Es gibt dabei keine erschöpfende oder zeitlos gültige Liste von Menschenrechten, was auch dadurch deutlich wird, dass immer wieder neue Rechte als „Menschenrechte“ vorgeschlagen werden. In dieser Inflation von Rechten steckt zweifellos auch eine Gefahr. Man kann der Diskussion aber nicht ausweichen, da die Menschenrechte mit der Geschichte der Zivilisation verhängt sind: Neues massives Unrecht ist immer möglich und eine Antwort darauf ist dann eben ein revidierter Katalog von Menschenrechten.
Zwei heute zentrale Probleme verdienen besondere Erwähnung: Zum einen stellt sich das Problem der Universalisierbarkeit. Sind Menschenrechte nur Ausdruck einer spezifisch abendländischen Auffassung und daher kulturrelativ? Inwiefern sind kulturelle Unterschiede zu berücksichtigen? Gerade asiatische Staaten mit totalitären Zügen verweisen auf dieses Argument. Doch die Tatsache, dass die Menschenrechte zuerst in einem Kulturraum Anerkennung fanden, schliesst deren Universalisierbarkeit nicht aus. Das Einklagen der Menschenrechte hat sich auch in Europa vielfach gegen herrschende kulturelle Vorstellungen gerichtet - und der Verweis auf die Menschenrechte in den Diktaturen der Dritten Welt kommt meist von den dort lebenden Menschen selbst.
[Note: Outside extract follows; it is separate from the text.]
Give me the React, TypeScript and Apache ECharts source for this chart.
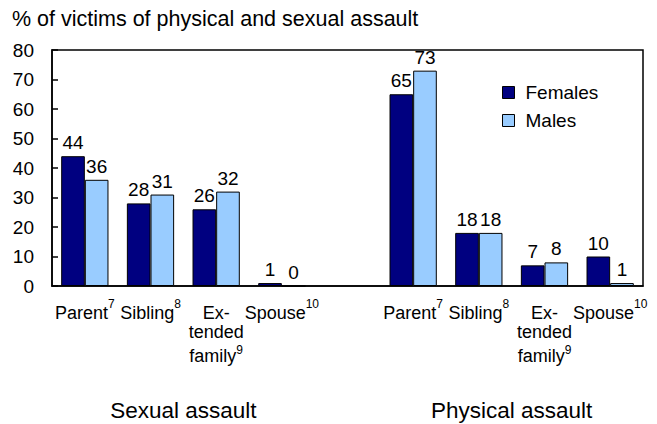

Zum anderen stellt sich das Problem der humanitären Intervention: Ist es erlaubt, die staatliche Souveränität von Staaten zu missachten, wenn dort die Menschenrechte mit Füssen getreten werden? Das Eingreifen in die Kriege in Somalia und Bosnien in den letzten Jahren wurde mit solchen Argumenten untermauert. Doch noch zu oft diktier politisches Interessenkalkül, ob eingegriffen wird oder nicht - was den Menschenrechten die Funktion eines Feigenblattes zuweist. Zweifellos sind demnach noch viele Diskussionen auszufechten, um dem Menschenrechtskatalog Durchschlagskraft zu verleihen.